The `tbl.where()` method allows us to filter the table to only the rows that match a certain condition. For right now, the syntax we will use is `tbl.where(label, value)`, where `label` is the column you are filtering by and `value` is the value you want to match to. 

In [None]:
schools.where("Institution", "UC") # Filter the `schools` table to only include UC schools

In [None]:
schools.where(....).select(...).drop(...)

In [None]:
schools.where("City", "Los Angeles") # Filter the `schools` table to only the schools in Los Angeles

We will learn more complicated uses of `.where()` later, but for now just remember this specific syntax.

### Method Chaining

**Method chaining** in Python is when the object returned from one method becomes the object to use in the next method.

Below, `Table()` creates a new empty table.

In [None]:
# TODO: organize code with more whitespace
states = Table().with_columns('State', np.array(['California', 'New York', 'Florida', 'Texas', 'Pennsylvania']), 'Code', np.array(['CA', 'NY', 'FL', 'TX', 'PA']),'Population (millions)', np.array([39.3, 19.3, 21.7, 29.3, 12.8])
)
states

### (bonus) Additional methods

Here are some additional table methods that are also useful.

#### `show`

`tbl.show(n)` displays the first `n` rows of `tbl`. If `n` is not specified, it will display the entire table.

In [None]:
schools.show(3) # Show the first 3 rows of the `schools` table

In [None]:
schools.show()

#### `relabeled`

You can also relabel the labels in your table using the `tbl.relabed()` method.

In [None]:
schools.relabeled('Name', 'University').show(5)

<hr style="border: 5px solid #003262;" />
<hr style="border: 1px solid #fdb515;" />

## Table Practice

In [None]:
schools = Table.read_table('data/cal_unis.csv')
schools

### Exercise 1: Variable names

How do we get all the column labels of `schools`?

In [None]:
schools.show()

### Exercise 2: Reorder columns

How do we reorder the columns, as below?

| Name	| Founded |	Institution |City |	County | Enrollment |
| --- | --- | --- | --- | --- | --- |
| ... | ... | ... | ... | ... | ... |

Hint: use one of `select`, `drop`, or `with_columns`.

In [None]:
schools.select("Name", "Founded", "Institution", "City", "County", "Enrollment")

### Exercise 3: Filtering

1. How do we get a table with only **UC** schools?

In [None]:
...

2. How do we get a table with all the schools in **Los Angeles**?

### Exercise 4: Rename Columns

How do we **update** `schools` such that the column Name is renamed University? _Hint_: Check out the method `relabeled`.

In [None]:
... # using relabeled

There are many ways to approach a problem.
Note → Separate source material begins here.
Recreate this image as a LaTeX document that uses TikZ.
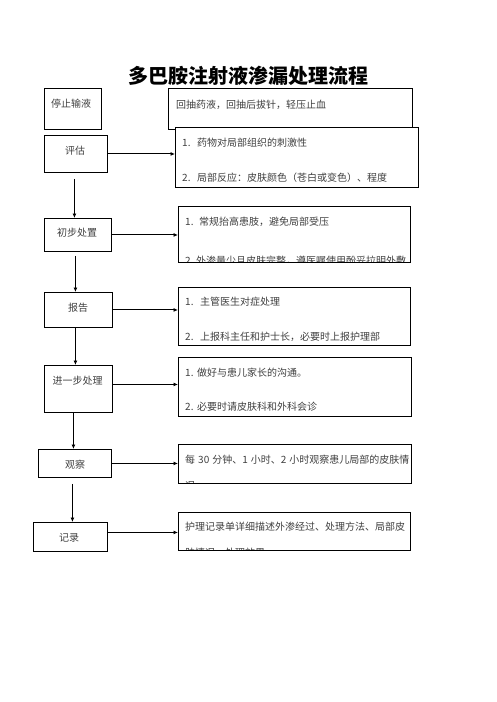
\documentclass[tikz,border=0pt]{standalone}
\usepackage{fontspec}
\setmainfont{Noto Sans CJK SC}
\usetikzlibrary{arrows.meta}
\begin{document}
\begin{tikzpicture}[x=1pt,y=-1pt,
  box/.style={draw=black, line width=0.9pt, fill=white, inner sep=0pt},
  arr/.style={line width=1pt, -{Latex[length=4.5pt,width=4pt]}},
  lbl/.style={inner sep=0pt, font=\fontsize{10}{12}\selectfont, text=black!75},
  itm/.style={lbl, anchor=west}]
\useasboundingbox (0,0) rectangle (496,702);
\fill[white] (0,0) rectangle (496,702);

\node[inner sep=0pt, font=\fontsize{20}{24}\selectfont\bfseries] (title) at (248,75.5) {多巴胺注射液渗漏处理流程};

% left boxes
\node[box, anchor=north west, minimum width=57pt, minimum height=41pt] (stop) at (44,88) {};
\node[box, anchor=north west, minimum width=63pt, minimum height=37pt] (pinggu) at (44,135) {};
\node[box, anchor=north west, minimum width=67pt, minimum height=33pt] (chubu) at (44,218) {};
\node[box, anchor=north west, minimum width=68pt, minimum height=35pt] (baogao) at (44,292) {};
\node[box, anchor=north west, minimum width=68pt, minimum height=47pt] (jinyibu) at (44,365) {};
\node[box, anchor=north west, minimum width=73pt, minimum height=28pt] (guancha) at (38,449) {};
\node[box, anchor=north west, minimum width=74pt, minimum height=29pt] (jilu) at (33,522) {};

\node[lbl] (tstop) at (71,104) {停止输液};
\node[lbl] (tpinggu) at (75,151) {评估};
\node[lbl] (tchubu) at (77,233) {初步处置};
\node[lbl] (tbaogao) at (78,308) {报告};
\node[lbl] (tjinyibu) at (77.5,381) {进一步处理};
\node[lbl] (tguancha) at (75,465) {观察};
\node[lbl] (tjilu) at (69,538) {记录};

% right boxes
\node[box, anchor=north west, minimum width=244pt, minimum height=41pt] (r1) at (168,88) {};
\node[itm] (r1a) at (176,105) {回抽药液，回抽后拔针，轻压止血};

\node[box, anchor=north west, minimum width=243pt, minimum height=60pt] (r2) at (175,127) {};
\node[itm] (r2n1) at (182,143) {1.};
\node[itm] (r2a) at (197,143) {药物对局部组织的刺激性};
\node[itm] (r2n2) at (182,178) {2.};
\node[itm] (r2b) at (197,178) {局部反应：皮肤颜色（苍白或变色）、程度};

\node[box, anchor=north west, minimum width=232pt, minimum height=56pt] (r3) at (178,206) {};
\node[itm] (r3n1) at (185,222) {1.};
\node[itm] (r3a) at (199,222) {常规抬高患肢，避免局部受压};
\begin{scope}
\clip (r3.north west) rectangle (r3.south east);
\node[itm] (r3n2) at (185,261) {2};
\node[itm] (r3b) at (196,261) {外渗量少且皮肤完整，遵医嘱使用酚妥拉明外敷};
\end{scope}
\draw[line width=0.9pt] (r3.north west) rectangle (r3.south east);

\node[box, anchor=north west, minimum width=232pt, minimum height=58pt] (r4) at (178,287) {};
\node[itm] (r4n1) at (185,302) {1.};
\node[itm] (r4a) at (200,302) {主管医生对症处理};
\node[itm] (r4n2) at (185,337) {2.};
\node[itm] (r4b) at (200,337) {上报科主任和护士长，必要时上报护理部};

\node[box, anchor=north west, minimum width=233pt, minimum height=59pt] (r5) at (178,357) {};
\node[itm] (r5n1) at (185,373) {1.};
\node[itm] (r5a) at (197,373) {做好与患儿家长的沟通。};
\node[itm] (r5n2) at (185,407) {2.};
\node[itm] (r5b) at (197,407) {必要时请皮肤科和外科会诊};

\node[box, anchor=north west, minimum width=233pt, minimum height=39pt] (r6) at (178,444) {};
\node[itm] (r6a) at (185,460) {每\hspace{3pt}30\hspace{3pt}分钟、1\hspace{3pt}小时、2\hspace{3pt}小时观察患儿局部的皮肤情};
\begin{scope}
\clip (r6.north west) rectangle (r6.south east);
\node[itm] (r6b) at (185,485.5) {况};
\end{scope}
\draw[line width=0.9pt] (r6.north west) rectangle (r6.south east);

\node[box, anchor=north west, minimum width=232pt, minimum height=38pt] (r7) at (178,512) {};
\node[itm] (r7a) at (185,527) {护理记录单详细描述外渗经过、处理方法、局部皮};
\begin{scope}
\clip (r7.north west) rectangle (r7.south east);
\node[itm] (r7b) at (185,552.5) {肤情况、处理效果};
\end{scope}
\draw[line width=0.9pt] (r7.north west) rectangle (r7.south east);

% horizontal arrows
\draw[arr] (pinggu.east) -- (pinggu.east -| r2.west);
\draw[arr] (chubu.east) -- (chubu.east -| r3.west);
\draw[arr] (baogao.east) -- (baogao.east -| r4.west);
\draw[arr] ([yshift=4.5pt]jinyibu.east) -- ([yshift=4.5pt]jinyibu.east -| r5.west);
\draw[arr] (guancha.east) -- (guancha.east -| r6.west);
\draw[arr] ([yshift=4.5pt]jilu.east) -- ([yshift=4.5pt]jilu.east -| r7.west);

% vertical arrows
\draw[arr, shorten <=6pt] ([xshift=-1.5pt]pinggu.south) -- ([xshift=-1.5pt]pinggu.south |- chubu.north);
\draw[arr, shorten <=4pt] ([xshift=-2.5pt]chubu.south) -- ([xshift=-2.5pt]chubu.south |- baogao.north);
\draw[arr] ([xshift=-3pt]baogao.south) -- ([xshift=-3pt]baogao.south |- jinyibu.north);
\draw[arr] ([xshift=-5pt]jinyibu.south) -- ([xshift=-5pt]jinyibu.south |- guancha.north);
\draw[arr, shorten <=6pt] ([xshift=-2.5pt]guancha.south) -- ([xshift=-2.5pt]guancha.south |- jilu.north);
\end{tikzpicture}
\end{document}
Suppose you didn't know the method `relabeled` existed:

In [None]:
schools = Table.read_table('data/cal_unis.csv')
schools = schools.with_column("University", schools.column("Name")).drop("Name")
schools

<hr style="border: 5px solid #003262;" />
<hr style="border: 1px solid #fdb515;" />

## `print()`


The `print` function in Python is used to display information or output on the screen. It allows you to show text, numbers, variables, or any other value to the user or developer during program execution. You can pass multiple arguments to the `print` function, which will be displayed sequentially on a single line by default.
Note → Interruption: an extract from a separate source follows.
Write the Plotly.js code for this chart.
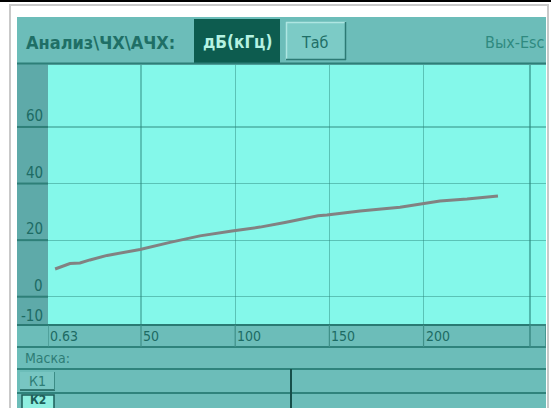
<!DOCTYPE html>
<html>
<head>
<meta charset="utf-8">
<script src="https://cdn.plot.ly/plotly-3.0.1.min.js"></script>
<style>html,body{margin:0;padding:0;background:#fff;}#chart{width:551px;height:408px;}</style>
</head>
<body>
<div id="chart"></div>
<script>
// ---- data ----
var freqKHz = [4.4, 12.3, 17.6, 22.9, 32.0, 49.5, 65.4, 81.3, 98.3, 113.2, 126.4, 144.0, 148.7, 166.3, 187.5, 198.1, 208.7, 223.1, 239.5];
var gainDb  = [9.8, 11.7, 11.9, 13.0, 14.6, 16.7, 19.2, 21.5, 23.2, 24.6, 26.2, 28.6, 28.9, 30.3, 31.6, 32.8, 33.8, 34.5, 35.6];
var xTickVals = [0.63, 50, 100, 150, 200];
var xTickText = ['0.63', '50', '100', '150', '200'];
var yTickVals = [60, 40, 20, 0, -10];
var yTickText = ['60', '40', '20', '0', '-10'];
var xEnd = 256.5;
var headerTitle = 'Анализ\\ЧХ\\АЧХ:';
var modeLabel = 'дБ(кГц)';
var tabLabel = 'Таб';
var exitLabel = 'Вых-Esc';
var maskLabel = 'Маска:';
var channelLabels = ['К1', 'К2'];

// ---- geometry helpers (pixel -> paper) ----
var W = 551, H = 408, L = 48, R = 5, T = 65, B = 83;
var PW = W - L - R, PH = H - T - B;
function xp(px) { return (px - L) / PW; }
function yp(py) { return (H - B - py) / PH; }

var narrow = 'DejaVu Sans Condensed, Liberation Sans Narrow, Arial Narrow, sans-serif';
var dark = '#1d6b64';
var lineDark = '#2f837c';

var shapes = [];
function rect(x0, y0, x1, y1, fill, lc, lw) {
  shapes.push({type: 'rect', xref: 'paper', yref: 'paper', layer: 'below',
    x0: xp(x0), x1: xp(x1), y0: yp(y1), y1: yp(y0),
    fillcolor: fill, line: {color: lc || 'rgba(0,0,0,0)', width: lw || 0}});
}
function hline(x0, x1, y, c, w, layer) {
  shapes.push({type: 'line', xref: 'paper', yref: 'paper', layer: layer || 'above',
    x0: xp(x0), x1: xp(x1), y0: yp(y), y1: yp(y), line: {color: c, width: w}});
}
function vline(x, y0, y1, c, w, layer) {
  shapes.push({type: 'line', xref: 'paper', yref: 'paper', layer: layer || 'above',
    x0: xp(x), x1: xp(x), y0: yp(y0), y1: yp(y1), line: {color: c, width: w}});
}

// outer frame
hline(0, 551, 1, '#000', 2);
rect(10, 5, 548, 420, 'rgba(0,0,0,0)', '#c9c9c9', 2);
// teal panel
rect(17, 17, 546, 420, '#6cbdb9');
// plot area (cyan)
shapes.push({type: 'rect', xref: 'paper', yref: 'paper', layer: 'below',
  x0: 0, x1: 1, y0: 0, y1: 1, fillcolor: '#84f8ea', line: {width: 0}});
// left strip
rect(17, 63, 48, 325, '#5eaaa9');
// header bottom line
hline(17, 546, 63.5, '#2d7f78', 2);
// row lines
hline(17, 546, 347, lineDark, 2);
hline(17, 546, 369, lineDark, 2);
hline(17, 546, 393, lineDark, 2);
// x axis line
hline(17, 546, 325, '#2a7a73', 2);
// channel divider
vline(291, 369, 408, '#174f4a', 2);
// mode box
rect(194, 19, 280, 63, '#0d5c4f');
// Tab button
rect(286, 22, 346, 60, '#7ccbc6');
hline(286, 346, 22.5, '#aee6e2', 1.5);
vline(286.5, 22, 60, '#aee6e2', 1.5);
hline(286, 346, 59.5, '#2c7a74', 1.5);
vline(345.5, 22, 60, '#2c7a74', 1.5);
// K1 / K2 buttons
rect(20, 372, 55, 390, '#78c6c2');
hline(20, 55, 390, '#1d5f59', 1.5);
vline(54.5, 372, 390, '#3c8c86', 1);
rect(22, 395, 54, 410, '#8eefe0', '#1d5f59', 1.5);
// y grid extensions into the strip
yTickVals.forEach(function (v) {
  if (v === -10) return;
  shapes.push({type: 'line', xref: 'paper', yref: 'y', layer: 'above',
    x0: xp(17), x1: 0, y0: v, y1: v, line: {color: '#2e7f78', width: 2}});
});
// x tick extensions into the label row
xTickVals.forEach(function (v) {
  shapes.push({type: 'line', xref: 'x', yref: 'paper', layer: 'above',
    x0: v, x1: v, y0: yp(347), y1: 0, line: {color: '#3f8f88', width: 1.2}});
});
// end marker
shapes.push({type: 'line', xref: 'x', yref: 'paper', layer: 'below',
  x0: xEnd, x1: xEnd, y0: 0, y1: 1, line: {color: 'rgba(40,130,120,0.55)', width: 2}});
shapes.push({type: 'rect', xref: 'x', yref: 'paper', layer: 'above',
  x0: xEnd, x1: 265, y0: yp(347), y1: 0, line: {color: '#3a8a84', width: 1.5}, fillcolor: 'rgba(0,0,0,0)'});

var ann = [];
function txt(s, px, py, anchor, size, color, fam, weight) {
  ann.push({text: s, xref: 'paper', yref: 'paper', x: xp(px), y: yp(py), xanchor: anchor, yanchor: 'middle',
    showarrow: false, font: {family: fam || narrow, size: size, color: color, weight: weight || 'normal'}});
}
txt(headerTitle, 24, 42, 'left', 18, '#1f6f66', narrow, 'bold');
txt(modeLabel, 237, 42, 'center', 17, '#b5f2e2', narrow, 'bold');
txt(tabLabel, 315, 42, 'center', 16, '#1f6f66', narrow, 'normal');
txt(exitLabel, 547, 42, 'right', 16, '#2f8a80', narrow, 'normal');
txt(maskLabel, 23, 358, 'left', 14, '#2e7c75', narrow);
txt(channelLabels[0], 37, 381, 'center', 14, '#2e7c75', narrow);
txt(channelLabels[1], 38, 400, 'center', 12, '#1d5f59', narrow, 'bold');

// tick labels
yTickVals.forEach(function (v, i) {
  ann.push({text: yTickText[i], xref: 'paper', yref: 'y', x: xp(45), y: v, xanchor: 'right',
    yanchor: 'bottom', yshift: v === -10 ? -2 : 0, showarrow: false,
    font: {family: narrow, size: 15, color: dark}});
});
xTickVals.forEach(function (v, i) {
  ann.push({text: xTickText[i], xref: 'x', yref: 'paper', x: v, y: yp(336), xanchor: 'left',
    yanchor: 'middle', xshift: 0, showarrow: false,
    font: {family: narrow, size: 14, color: dark}});
});

var trace = {x: freqKHz, y: gainDb, type: 'scatter', mode: 'lines',
  line: {color: '#828282', width: 3}, hoverinfo: 'skip'};

var layout = {
  width: W, height: H,
  margin: {l: L, r: R, t: T, b: B},
  paper_bgcolor: '#ffffff',
  plot_bgcolor: '#84f8ea',
  showlegend: false,
  xaxis: {range: [0.63, 265], tickvals: xTickVals, showticklabels: false, ticks: '',
    showgrid: true, gridcolor: 'rgba(40,130,120,0.45)', gridwidth: 1.2, zeroline: false, showline: false, fixedrange: true},
  yaxis: {range: [-10, 81.9], tickvals: yTickVals, showticklabels: false, ticks: '',
    showgrid: true, gridcolor: 'rgba(40,130,120,0.45)', gridwidth: 1.2, zeroline: false, showline: false, fixedrange: true},
  shapes: shapes,
  annotations: ann
};
Plotly.newPlot('chart', [trace], layout, {displayModeBar: false, staticPlot: true});
</script>
</body>
</html>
What happens when we run the cell below?

In [None]:
print(15)
x = 3 + 4
x
print(14)
-3

### Hello World
For example, `print("Hello, world!")` would display the text "Hello, world!" on the screen. Run the cell below to try it out!

In [None]:
print("Hello, world!")

### Advanced `print()` Example

Notice how we **typecast** s to be a string so we can concatenate the strings together!

In [None]:
polygon = "square"
s = 4
print("The area of a " + polygon + \
      " with side length " + str(s) + \
      " is " + str(s ** 2) + ".")

### Hm....

Exercise 1: What happens below?

In [None]:
my_var = print("hi")

In [None]:
my_var

In [None]:
print(my_var)

---

## NoneType

In Python, `NoneType` is a special data type that represents the absence of a value or the lack of any specific data. It is used to indicate the absence of a meaningful object or variable. 

When a function or method does not have a return value or when a variable has not been assigned a value, Python assigns the `None` value to it, and its type becomes `NoneType`. 

It is commonly used as a default value, a placeholder, or to signify the failure of an operation.

What is output and/or displayed when we run the cell below?

In [None]:
print("This value is", print(1))